Authors: Kilfoy BA,  Zheng T,  Lan Q,  Han X,  Holford T,  Hein DW,  Qin Q,  Leaderer B,  Morton LM,  Yeager M,  Boyle P,  Zhao P,  Chanock S,  Rothman N,  Zhang Y
Journal: Cancer Causes Control
Date: 2010 Jan
Branches: OEEB, REB, CGR
PubMed ID: 19809881
PMC ID: PMC2972187
Abstract: Cigarette smoke contains many carcinogens that are metabolically activated through xenobiotic metabolism by phase I and II enzymes, including N-acetyltransferases 1 and 2 (NAT1 and NAT2). We investigated non-Hodgkin lymphoma risk in general and by subtype in relation to NAT1 and NAT2 genotypes and cigarette smoking in a population-based case-control study in Connecticut. Of the 535 controls, 53.1% reported ever smoking, and of the 461 cases, 55.7% reported ever smoking. We found a two-fold increased risk of T-cell lymphoma among those possessing the NAT1*10 genotype compared to those with other NAT1 genotypes; including an OR of 2.0 (95% CI: 1.0-2.4) for those heterozygous or homozygous for NAT1*10 genotypes. Rapid acetylator NAT2 phenotype increased the risk of both T-cell lymphoma (OR = 3.2; 95% CI: 1.1-9.5) and marginal zone lymphoma (OR = 3.0; 95% CI: 1.0-8.7), though these results were based on a small number of cases.
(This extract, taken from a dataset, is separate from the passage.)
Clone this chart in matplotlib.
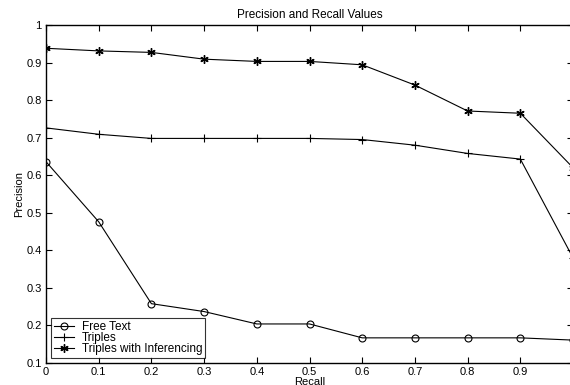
import matplotlib.pyplot as plt

plt.rcParams['font.family'] = ['Liberation Sans', 'DejaVu Sans']

# recall levels
recall = [0, 0.1, 0.2, 0.3, 0.4, 0.5, 0.6, 0.7, 0.8, 0.9, 1.0]

# precision values
free_text = [0.636, 0.476, 0.258, 0.237, 0.204, 0.204, 0.167, 0.167, 0.167, 0.167, 0.161]
triples = [0.726, 0.709, 0.698, 0.698, 0.698, 0.698, 0.695, 0.680, 0.658, 0.643, 0.380]
triples_inf = [0.938, 0.931, 0.927, 0.909, 0.903, 0.903, 0.894, 0.840, 0.771, 0.765, 0.620]

xticks = [0, 0.1, 0.2, 0.3, 0.4, 0.5, 0.6, 0.7, 0.8, 0.9]
yticks = [0.1, 0.2, 0.3, 0.4, 0.5, 0.6, 0.7, 0.8, 0.9, 1]

fig = plt.figure(figsize=(5.7, 3.85), dpi=100)
ax = fig.add_axes([0.0807, 0.0571, 0.9246, 0.878])

ax.plot(recall, free_text, color="black", lw=0.8, marker="o",
        markersize=5, markerfacecolor="none", markeredgewidth=0.8, label="Free Text")
ax.plot(recall, triples, color="black", lw=0.8, marker="+",
        markersize=6, markeredgewidth=0.8, label="Triples")
ax.plot(recall, triples_inf, color="black", lw=0.8, marker=(6, 2, 0),
        markersize=6, markeredgewidth=1.0, label="Triples with Inferencing")

ax.set_xlim(0, 1)
ax.set_ylim(0.1, 1)
ax.set_xticks(xticks)
ax.set_xticklabels(["0", "0.1", "0.2", "0.3", "0.4", "0.5", "0.6", "0.7", "0.8", "0.9"])
ax.set_yticks(yticks)
ax.set_yticklabels(["0.1", "0.2", "0.3", "0.4", "0.5", "0.6", "0.7", "0.8", "0.9", "1"])
ax.tick_params(direction="in", top=True, right=True, length=4, width=0.8,
               labelsize=8, pad=3)
for s in ax.spines.values():
    s.set_linewidth(1.0)

ax.set_title("Precision and Recall Values", fontsize=8.5, pad=5)
ax.set_xlabel("Recall", fontsize=8, labelpad=0)
ax.set_ylabel("Precision", fontsize=8, labelpad=2)

leg = ax.legend(loc="lower left", fontsize=8.5, frameon=True, fancybox=False,
                edgecolor="black", borderpad=0.25, labelspacing=-0.08,
                handlelength=1.7, handletextpad=0.65, borderaxespad=0.45)
leg.get_frame().set_linewidth(0.8)

fig.savefig("out.png", dpi=100)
When smoking status and risk of NHL was stratified by NAT1 and NAT2 genotypes, an increased risk of NHL overall was observed in current (OR = 1.7; 95% CI: 1.2-2.4) smokers without the NAT1*10 genotype but not among smokers with the NAT1*10 genotype (p-interaction < 0.01). No association between history of cigarette smoking and risk of NHL overall was observed with any NAT2 genotype. Our results present modest evidence that acetylation rate is associated with risk of NHL for specific subtypes and that the NAT1*10 genotype is an "at-risk" allele. Additionally, our results suggest that the relationship between NHL and smoking status may be modified by common genetic variation in NAT1 but not NAT2. We conclude that these findings require replication in larger studies and ultimately in pooled analyses.